Permian drilling productivity will see first-ever decline in June, EIA says

ES_OILRIG_19–A floor hand signals to the driller to pull the pipe from the mouse hole on Orion Drilling Co.’s Perseus drilling rig. The Perseus is drilling for oil and gas in the Eagle Ford Shale in Webb County, Texas. 3/26/12

Oil fields in West Texas are teeming with drilling rigs after crude prices shot up to $50 a barrel this year.

But the Energy Department believes a key metric of drilling productivity is about to turn south in the Permian Basin for the first time since its analysts began tracking it in late 2013.

Next month, the daily oil production of a new Permian well drilled by an average rig will decline by 10 barrels to 630 barrels, the Energy Information Administration said in a recent report.

Of course, that doesn’t even amount to a dent in the stunning productivity gains that oil companies have made in the Permian Basin over the past few years, but it’s an ominous milestone for companies that have touted increasingly efficient and productive drilling as a way to offset the financial pain of low oil prices.

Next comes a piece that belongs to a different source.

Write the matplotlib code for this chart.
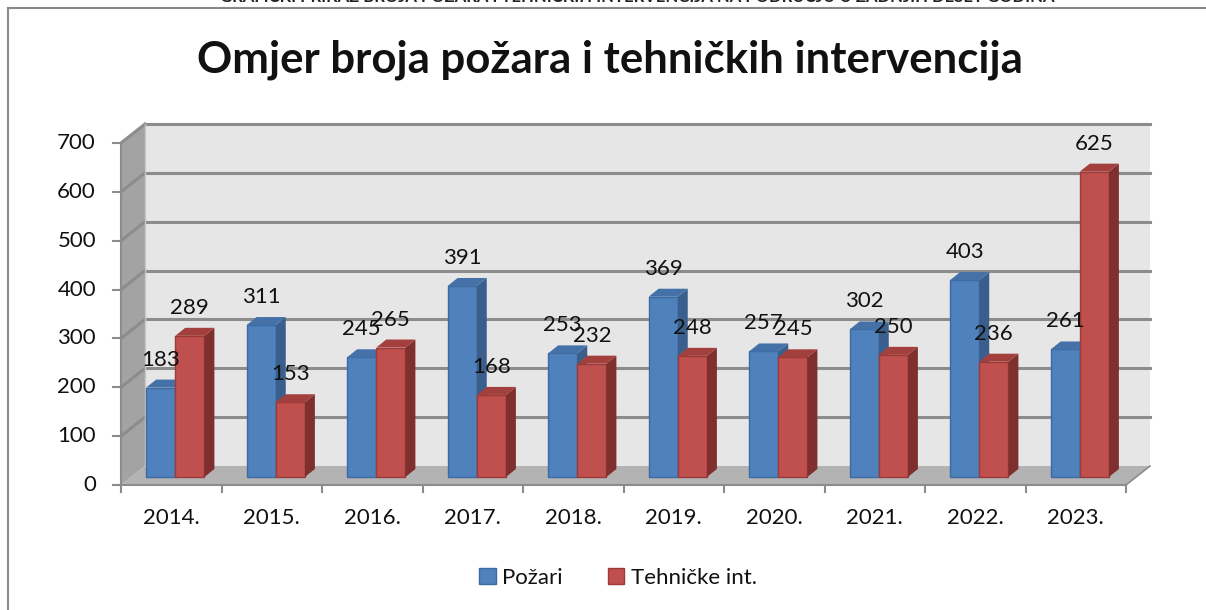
import matplotlib
matplotlib.use('Agg')
import matplotlib.pyplot as plt
from matplotlib.patches import Polygon, Rectangle
from matplotlib.lines import Line2D

plt.rcParams['font.family'] = ['Lato', 'DejaVu Sans']

years = ['2014.', '2015.', '2016.', '2017.', '2018.', '2019.', '2020.', '2021.', '2022.', '2023.']
pozari = [183, 311, 245, 391, 253, 369, 257, 302, 403, 261]
tehnicke = [289, 153, 265, 168, 232, 248, 245, 250, 236, 625]
y_ticks = [0, 100, 200, 300, 400, 500, 600, 700]

W, H = 1206, 610
fig = plt.figure(figsize=(W / 100, H / 100), dpi=100)
ax = fig.add_axes([0, 0, 1, 1])

# pixel -> data scale for the front plane of the 3d box
x0_px, cat_px = 121, 100.5
y0_px, sy = 485, 342 / 700
ax.set_xlim(-0.5 - x0_px / cat_px, -0.5 + (W - x0_px) / cat_px)
ax.set_ylim(-(H - y0_px) / sy, y0_px / sy)
ax.axis('off')

def px_x(p):
    return p / cat_px

def px_y(p):
    return p / sy

n = len(years)
ymax = y_ticks[-1]
dx, dy = px_x(24), px_y(19)          # depth of the box
left, right = -0.5, n - 0.5

wall_c, side_c, floor_c, grid_c = '#e6e6e6', '#a3a3a3', '#b3b3b3', '#8c8c8c'

# back wall, side wall, floor
ax.add_patch(Rectangle((left + dx, dy), right - left, ymax, fc=wall_c, ec='none', zorder=0))
ax.add_patch(Polygon([(left, 0), (left, ymax), (left + dx, ymax + dy), (left + dx, dy)],
                     fc=side_c, ec='none', zorder=0.5))
ax.add_patch(Polygon([(left, 0), (right, 0), (right + dx, dy), (left + dx, dy)],
                     fc=floor_c, ec='none', zorder=0.5))

for v in y_ticks[1:]:
    ax.plot([left + dx, right + dx], [v + dy, v + dy], color=grid_c, lw=2.2, zorder=1)
    ax.plot([left, left + dx], [v, v + dy], color=grid_c, lw=2.2, zorder=1)
ax.plot([left + dx, left + dx], [dy, ymax + dy], color='#c8c8c8', lw=1, zorder=1)

# axes lines and ticks
ax.plot([left, left], [0, ymax], color=grid_c, lw=1.5, zorder=1.5)
ax.plot([left, right], [0, 0], color=grid_c, lw=1.5, zorder=1.5)
ax.plot([right, right + dx], [0, dy], color=grid_c, lw=1.2, zorder=1.5)
for v in y_ticks:
    ax.plot([left - px_x(8), left], [v, v], color=grid_c, lw=1.5)
    ax.text(left - px_x(25), v, str(v), ha='right', va='center', fontsize=16, color='#111111')
for i in range(n + 1):
    ax.plot([left + i, left + i], [0, -px_y(7)], color=grid_c, lw=1.5)
for i, yr in enumerate(years):
    ax.text(i, -px_y(33), yr, ha='center', va='center', fontsize=16, color='#111111')

# 3d bars
bw = 0.29
ox, oy = px_x(4), px_y(8)            # bars stand a bit behind the front edge
bdx, bdy = px_x(10), px_y(8)         # bar depth
series = [
    ('Požari', pozari, -bw / 2, '#4f81bd', '#3b5f8c', '#4471a8', '#3c6ba3', 3),
    ('Tehničke int.', tehnicke, bw / 2, '#c0504d', '#7f302e', '#a3403d', '#9b3a37', 5),
]
handles = []
for name, vals, shift, front, side, top, edge, z in series:
    xs = [i + shift + ox for i in range(n)]
    bars = ax.bar(xs, vals, width=bw, bottom=oy, color=front, edgecolor=edge,
                  linewidth=1, zorder=z, label=name)
    handles.append(bars)
    for x, v in zip(xs, vals):
        l, r = x - bw / 2, x + bw / 2
        t = oy + v
        ax.add_patch(Polygon([(r, oy), (r, t), (r + bdx, t + bdy), (r + bdx, oy + bdy)],
                             fc=side, ec='none', zorder=z + 0.5))
        ax.add_patch(Polygon([(l, t), (r, t), (r + bdx, t + bdy), (l + bdx, t + bdy)],
                             fc=top, ec='none', zorder=z + 0.5))
        ax.annotate(str(v), (x, t), xytext=(0, 28), textcoords='offset pixels',
                    ha='center', va='center', fontsize=16, color='#111111', zorder=10)

# title, legend, frame
fig.text(610 / W, 1 - 60 / H, 'Omjer broja požara i tehničkih intervencija',
         ha='center', va='center', fontsize=31.5, fontweight='bold', color='#111111')
fig.text(637 / W, 1 + 2.5 / H,
         'GRAFIČKI PRIKAZ BROJA POŽARA I TEHNIČKIH INTERVENCIJA NA PODRUČJU U ZADNJIH DESET GODINA',
         ha='center', va='center', fontsize=12, fontweight='bold', color='#222222')
leg = fig.legend(handles=handles, loc='center', bbox_to_anchor=(618 / W, 1 - 578 / H),
                 ncol=2, frameon=False, fontsize=16, handlelength=0.75, handleheight=0.75,
                 handletextpad=0.3, columnspacing=2.0)
for t in leg.get_texts():
    t.set_color('#111111')

fig.add_artist(Line2D([8 / W, 8 / W], [0, 1 - 8 / H], color='#8a8a8a', lw=1.5))
fig.add_artist(Line2D([8 / W, 1], [1 - 8 / H, 1 - 8 / H], color='#8a8a8a', lw=1.5))

fig.savefig('out.png', dpi=100)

Related: U.S. rig count surges to more than 900

It also coincides with another trend: In recent months, oil companies have drilled a lot more wells than they’ve brought into production. The number of so-called drilled-but-uncompleted wells in the Permian Basin is expected to rise to 1,995 in June, up from  1,348 last August, when the EIA first began tracking these unstimulated wells.

Both of these recent developments, analysts said, are signs that drilling rigs are coming back to the Permian Basin so fast that they’re far outpacing the speed at which contractors can ready fleets of hydraulic fracturing equipment needed to blast open dense rock formations and bring the wells into production.

Related: Speed can be a drag on oil output

A big problem is that pressure pumping companies are spending between $5 million to $10 million rebuilding equipment they cannibalized for spare parts during the downturn in oil prices. Another challenge: getting people to come back to the oil patch after severe job cuts to staff up fracking fleets that require around 100 workers. Smaller, local West Texas oil companies have found it especially difficult to find enough skilled labor, analysts said.

“A lot of the older class of the generation is like, ‘you know what, I’ve been through the boom and bust cycle, I’m either retiring or I’m going to move on to something safer,’”said Taylor Cavey, an energy analyst at S&P Global Platts in Denver.

Still, overall production in the Permian isn’t expected to decline anytime soon, even with prices for oil field services set to increase some 15 percent over the next year. In the lucrative Delaware Basin in West Texas, service prices could double and operators could still break even on drilling new wells there, Cavey said.

Related: Oil service costs could rise 15 percent this year, Wood Mac says

The EIA said it expects daily oil production in the Permian Basin to rise by 71,000 barrels next month to 2.5 million. That’s up from 2 million barrels last June.